Remember however, that all the same, when writing whether through flow or thought process, you need to watch and make sure that readers are able to follow it along as freely as you have put pen to paper.

Rhyme and Meter

The rhyming that you have used is brilliant, especially in terms of your usage of larger words rather then those that we most commonly spring to mind when trying to make it roll all together.

I myself often stumble with rhyming and know that it is often a fight between wanting to rhyme and not wanting to overshadow the overall meaning of the works by making it too complicated.

Therefore .. well done in this case !

Diction

re: '... I wonder why I wandered here ...'

I agree with Shiloh in her critique, that your choice of words may need to be tweeked just a little, as the use of words in one line that appear to be the same can sometimes distract from the overall meaning that you are trying to portray.

As sometimes something so little can spark a readers mind so much and take away from the beauty of the overall works.

Read through it, and regain the feeling that you had when you wrote this piece and consider other ways of portraying just what it is that you are putting forth.

Closing Comments

I so look forward to reading more of your works, as perhaps we have much in common in terms of writing themes. You as I have a lot of growth before us and I trust that your pieces will grow as you do. Well done !

 I have to say that this is one of my favorite poems that I've read on here so far. Then imagry was really well as well as the concept. The concept that you were trying to portray if Im not mistaken is pretty much being lost in the world and wondering if you belong which I have felt so its good it see a poem about it.

 The poem is executed well' however, it is an overdone subject.  An overdone subject may make the poem seem trite if it is obvious prima facie.  It reminds me of the existentialist philosophy of Albert Camus or Jean-Paul Sartre.  The image of the beach works well as imagery representing the unknown an inspiring the main theme.

 

Hello Natalie,

Your rhyming and diction is good, except the tenses get mixed: "As I wander", "why I wandered", and "Could life just be", "was that what life had". . .  I commend you on your attempt to bring an old subject to light. But, I'm sorry, I definitely agree with Michael B., this poem is trite. In order for anyone now to write a poem, or prose, on this subject matter: Existentialist philosophy, the author had better skew it with a unique focus.

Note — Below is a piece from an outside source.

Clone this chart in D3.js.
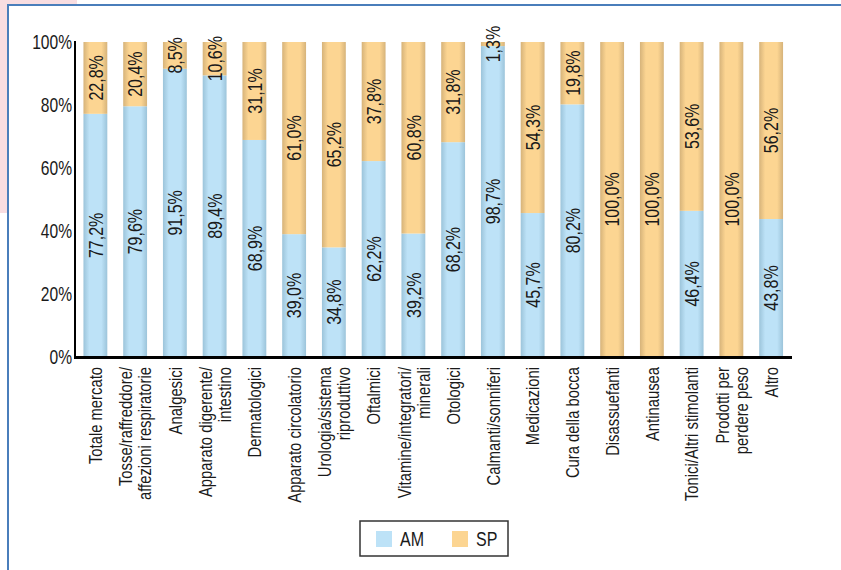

Perhaps you might begin with the loss of a close loved one: mother, husband, sister, whatever; comment on how you actually, inwardly hated that person, although in all outward appearances you have shown nothing but love. But now you've an epiphany and know you love. . .blah, blah --you get the idea, I'm sure. Just give the whole concept a different view, then maybe the reader may relate to the emotion(s) you reflect in the poem. . .?

~Kirsten

 

 

 

I like this poem overall, but in a couple of places the metre or "poetic" feel of the piece kind of disappear.

As I wander on the sand,
watching waves crash on the shore
I wonder why I wandered here

and what exactly I’m here for

The first three lines here are fine (I, at least, like wonder/wander), but the last has almost no metre to it whatsoever, which is really distracting and throws the reader out of the sense of poetry. 

Every person has a purpose;
every action has an aim.
So the reason that I wandered
must have a focus just the same.

I absolutely love the first two lines!  The third line has no real problems, but the fourth line is just a beat too long and throws off the sense of rhythm (maybe change to "needs a focus just the same"?)

I realize that this is free verse, so my critiques are perhaps not so sensible.  However, I think you do a good job of establishing some sort of ryhtm and metre even though it's free verse, and so it's really hard to get past those lines without it.  Lines like "every action has an aim" or "I wonder why I wandered here" have some really lovely sounds to them, so it's a shame to see them pressed up against ho-hum conversational lines like "and what exactly I'm here for"

All the rest of the things I was going to say are in the same grain, so I'll stop talking here and leave you in peace.